アメリカにはリーダーとしての意識を取り戻してもらいたい

1.トランプ大統領の高関税による輸入制限を打ち出し、EU、中国等が対米報復関税に踏み切ることを打ち出した。ロシア、インドも報復関税をかける考えを示しているという。

第二次世界大戦は、保護貿易がその原因の一つであったとの反省に基づき、戦後は自由貿易体制を確立しようと、アメリカが主導してGATT、その後はWTOがつくられ、世界秩序はその流れの中にあったといえる。WTOが190カ国以上の国々の全会一致がなければ決定できず、ドーハ・ラウンドが座礁して動きがとれなくなった中、それなら気の合ったもの同士でやろうということで、二国間FTA(自由貿易協定)、TPP(環太平洋経済連携)などの動きにつながった。

しかし、トランプ大統領のTPP離脱にとどまらず、今回の高関税による輸入制限等の動きは、「報復」の連鎖を呼び起こしつつあり、戦後アメリカが主導してつくった自由貿易に向かう世界秩序を崩壊に導きかねない。

自国さえ良ければよいという「アメリカ・ファースト」の考え方は、アメリカが世界のリーダーとしての意識が希薄になったことを表しているのではないか?と危惧するものであり、アメリカにはリーダーとしての意識を少しでも取り戻してもらいたい。
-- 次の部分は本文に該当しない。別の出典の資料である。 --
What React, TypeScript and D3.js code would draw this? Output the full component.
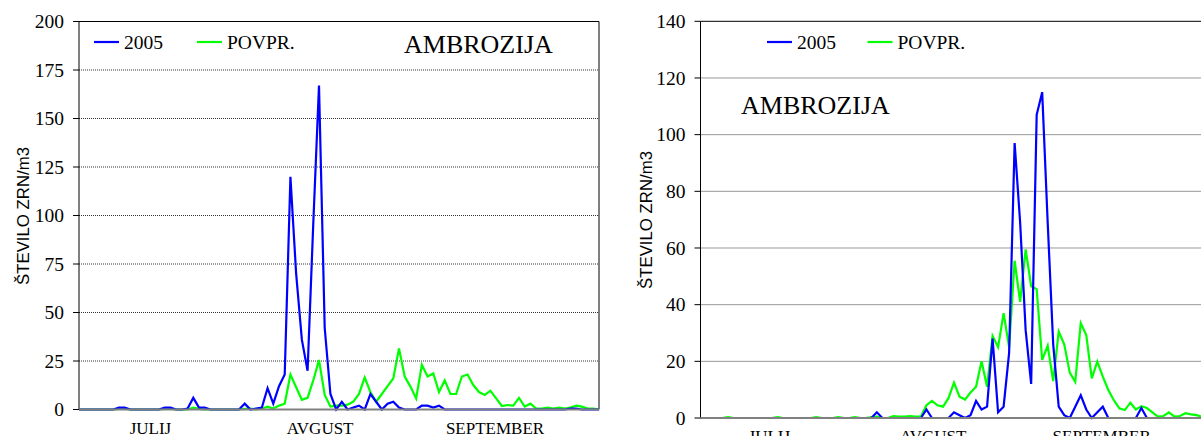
import React from "react";
import * as d3 from "d3";

// ---- data (daily, 1 July .. 30 September = 92 days) ----
const LEFT_2005 = [
  0, 0, 0, 0, 0, 0, 0, 1, 1, 0, 0, 0, 0, 0, 0, 1, 1, 0, 0, 0.5,
  6, 1, 1, 0, 0, 0, 0, 0, 0, 3, 0, 0.5, 1, 11, 3, 12, 18, 120, 70, 36,
  20, 96, 167, 42, 8, 0, 4, 0, 1, 2, 0, 8, 4, 0, 3, 4, 1, 0, 0, 0,
  2, 2, 1, 2, 0, 0, 0, 0, 0, 0, 0, 0, 0, 0, 0, 0, 0, 0, 0, 0,
  0, 0, 0, 0, 0, 0, 0.5, 0.5, 0, 0, 0, 0,
];
const LEFT_AVG = [
  0, 0, 0, 0, 0, 0, 0, 0.3, 0.3, 0, 0, 0, 0, 0, 0, 0.3, 0.3, 0, 0, 0,
  1, 0.3, 0, 0, 0, 0, 0, 0, 0, 0.3, 0.5, 0, 0.5, 1.5, 0.5, 2, 3, 18, 11.5, 5,
  6, 15, 25.5, 7.5, 1.5, 2, 2, 2.5, 4, 8, 16.5, 9, 4, 8, 12, 16, 31.5, 17, 11.8, 5.7,
  23, 17, 18.6, 9, 15, 8, 8, 17, 18, 12.6, 9, 7.5, 9.7, 5.7, 1.8, 2.3, 2, 6, 1.5, 3,
  0.5, 0.5, 1, 0.5, 1, 0.5, 1, 2, 1.5, 0.5, 0.5, 0,
];
const RIGHT_2005 = [
  0, 0, 0, 0, 0, 0, 0, 0, 0, 0, 0, 0, 0, 0, 0, 0, 0, 0, 0, 0,
  0, 0, 0, 0, 0, 0, 0, 0, 0, 0, 0, 0, 2, 0, 0, 0, 0, 0, 0, 0,
  0, 3, 0, 0, 0, 0, 2, 1, 0, 1, 6, 3, 4, 28, 2, 4, 23, 97, 69, 31,
  12, 107, 115, 69, 26, 4, 1, 0, 4, 8, 3, 0, 2, 4, 0, 0, 0, 0, 0, 0,
  3.5, 0, 0, 0, 0, 0, 0, 0, 0, 0, 0, 0,
];
const RIGHT_AVG = [
  0, 0, 0, 0, 0, 0.3, 0, 0, 0, 0, 0, 0, 0, 0, 0.3, 0, 0, 0, 0, 0,
  0, 0.3, 0, 0, 0, 0.3, 0, 0, 0.3, 0, 0, 0.3, 0.5, 0, 0, 0.7, 0.5, 0.5, 0.7, 0.5,
  0.5, 4.5, 6, 4.5, 4, 7, 12.5, 7.5, 6.5, 9, 11, 20, 11, 29, 25, 37, 25, 55.5, 41, 59.5,
  46.5, 45.5, 20.5, 25.5, 13, 30.5, 26, 16, 12.8, 33.5, 29.3, 14, 19.9, 14.6, 9.9, 6.3, 3.4, 2.8, 5.4, 3,
  4.2, 3.5, 2, 0.5, 0.7, 2, 0.5, 0.7, 1.7, 1.3, 1, 0.5,
];

const MONTHS = ["JULIJ", "AVGUST", "SEPTEMBER"];
const MONTH_POS = [12.5, 42.2, 72.8];
const LEFT_TICKS = [0, 25, 50, 75, 100, 125, 150, 175, 200];
const RIGHT_TICKS = [0, 20, 40, 60, 80, 100, 120, 140];
const SERIES_NAMES = ["2005", "POVPR."];
const TITLE = "AMBROZIJA";
const Y_TITLE = "ŠTEVILO ZRN/m3";

const BLUE = "#0000ff";
const GREEN = "#00ff00";
const SERIF = "'Liberation Serif', 'Times New Roman', serif";
const SANS = "'Liberation Sans', Arial, sans-serif";

type PanelProps = {
  x0: number; x1: number; yTop: number; yBottom: number; yMax: number;
  ticks: number[]; s2005: number[]; sAvg: number[];
  legendX: number; legendX2: number; legendY: number;
  titleX: number; titleY: number;
  yTitleX: number; yTitleY: number; monthY: number;
};

function Panel(p: PanelProps) {
  const x = d3.scaleLinear().domain([0, 91]).range([p.x0, p.x1]);
  const y = d3.scaleLinear().domain([0, p.yMax]).range([p.yBottom, p.yTop]);
  const line = d3.line<number>().x((_, i) => x(i)).y((v) => y(v));
  const series = [
    { data: p.sAvg, color: GREEN },
    { data: p.s2005, color: BLUE },
  ];
  return (
    <g>
      {p.ticks.filter((t) => t > 0 && t < p.yMax).map((t) => (
        <line key={"g" + t} x1={p.x0} x2={p.x1} y1={y(t)} y2={y(t)}
          stroke="#333" strokeWidth={1} strokeDasharray="1 1" />
      ))}
      {/* frame */}
      <line x1={p.x0} x2={p.x1} y1={p.yTop} y2={p.yTop} stroke="#000" strokeWidth={1} />
      <line x1={p.x1} x2={p.x1} y1={p.yTop} y2={p.yBottom} stroke="#000" strokeWidth={1} />
      <line x1={p.x0} x2={p.x0} y1={p.yTop} y2={p.yBottom} stroke="#000" strokeWidth={1} />
      {p.ticks.map((t) => (
        <g key={"t" + t}>
          <line x1={p.x0 - 6} x2={p.x0} y1={y(t)} y2={y(t)} stroke="#000" strokeWidth={1} />
          <text x={p.x0 - 15} y={y(t)} dy="0.34em" textAnchor="end"
            fontFamily={SERIF} fontSize={19.5} fill="#000">{t}</text>
        </g>
      ))}
      {series.map((s, k) => (
        <g key={"s" + k}>
          <path d={line(s.data) || ""} fill="none" stroke={s.color} strokeWidth={2.2}
            strokeLinejoin="miter" />
        </g>
      ))}
      {/* x axis */}
      <line x1={p.x0} x2={p.x1} y1={p.yBottom} y2={p.yBottom} stroke="#808080" strokeWidth={2} />
      {MONTHS.map((m, i) => (
        <text key={m} x={x(MONTH_POS[i])} y={p.monthY} textAnchor="middle"
          fontFamily={SERIF} fontSize={17} fill="#000">{m}</text>
      ))}
      {/* legend */}
      <line x1={p.legendX} x2={p.legendX + 25} y1={p.legendY} y2={p.legendY} stroke={BLUE} strokeWidth={2.2} />
      <text x={p.legendX + 30} y={p.legendY + 7} fontFamily={SERIF} fontSize={19.5} fill="#000">{SERIES_NAMES[0]}</text>
      <line x1={p.legendX2} x2={p.legendX2 + 25} y1={p.legendY} y2={p.legendY} stroke={GREEN} strokeWidth={2.2} />
      <text x={p.legendX2 + 30} y={p.legendY + 7} fontFamily={SERIF} fontSize={19.5} fill="#000">{SERIES_NAMES[1]}</text>
      <text x={p.titleX} y={p.titleY} fontFamily={SERIF} fontSize={26} fill="#000">{TITLE}</text>
      <text transform={`translate(${p.yTitleX},${p.yTitleY}) rotate(-90)`} textAnchor="middle"
        fontFamily={SANS} fontSize={16.8} fill="#000">{Y_TITLE}</text>
    </g>
  );
}

export default function App() {
  return (
    <svg width={1201} height={436} style={{ position: "absolute", left: 0, top: 0, background: "#fff" }}>
      <rect x={0} y={0} width={1201} height={436} fill="#fff" />
      <Panel x0={79} x1={599} yTop={21.5} yBottom={409.5} yMax={200} ticks={LEFT_TICKS}
        s2005={LEFT_2005} sAvg={LEFT_AVG}
        legendX={94} legendX2={197} legendY={42}
        titleX={404} titleY={53}
        yTitleX={28.5} yTitleY={216} monthY={433.5} />
      <Panel x0={700.5} x1={1202} yTop={21.3} yBottom={418} yMax={140} ticks={RIGHT_TICKS}
        s2005={RIGHT_2005} sAvg={RIGHT_AVG}
        legendX={767} legendX2={867.5} legendY={42}
        titleX={741} titleY={114}
        yTitleX={652} yTitleY={220} monthY={442} />
    </svg>
  );
}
しかも、アメリカ・ファーストは、結局はアメリカにとっても得にならず、損することになる。それは歴史がはっきり示している。

2.もう一つ大変危惧するのは、アメリカが国連の人権理事会を離脱を決めたことだ。反イスラエル的であるというのが理由というが、これもアメリカがもはや世界のリーダーではなくなったのではないかとの懸念を強めさせるものだ。

戦後、アメリカが主導して、国連を創設し、加盟国に武力の行使を禁止することによって、戦争をなくそうとの努力を重ねてきた。これも戦後世界秩序の柱の一つだ。確かに、国連は戦争をなくすとのミッションをうまく果たせていない。しかし、他に代替し得る仕組みもなく、国連を大事にする意味は有る。今回のアメリカの離脱の理由は「反イスラエル的」であるというものであり、それはアメリカの中間選挙という国内的な視点である。

3.日本としては、戦後、吉田路線に乗って、安保はアメリカに任せて、日本は経済中心でやっていくとの基本路線できた。それは、アメリカ主導の戦後世界秩序があって成り立ったものでもある。トランプ大統領のアメリカ・ファーストはいろいろな面で影響が大きい。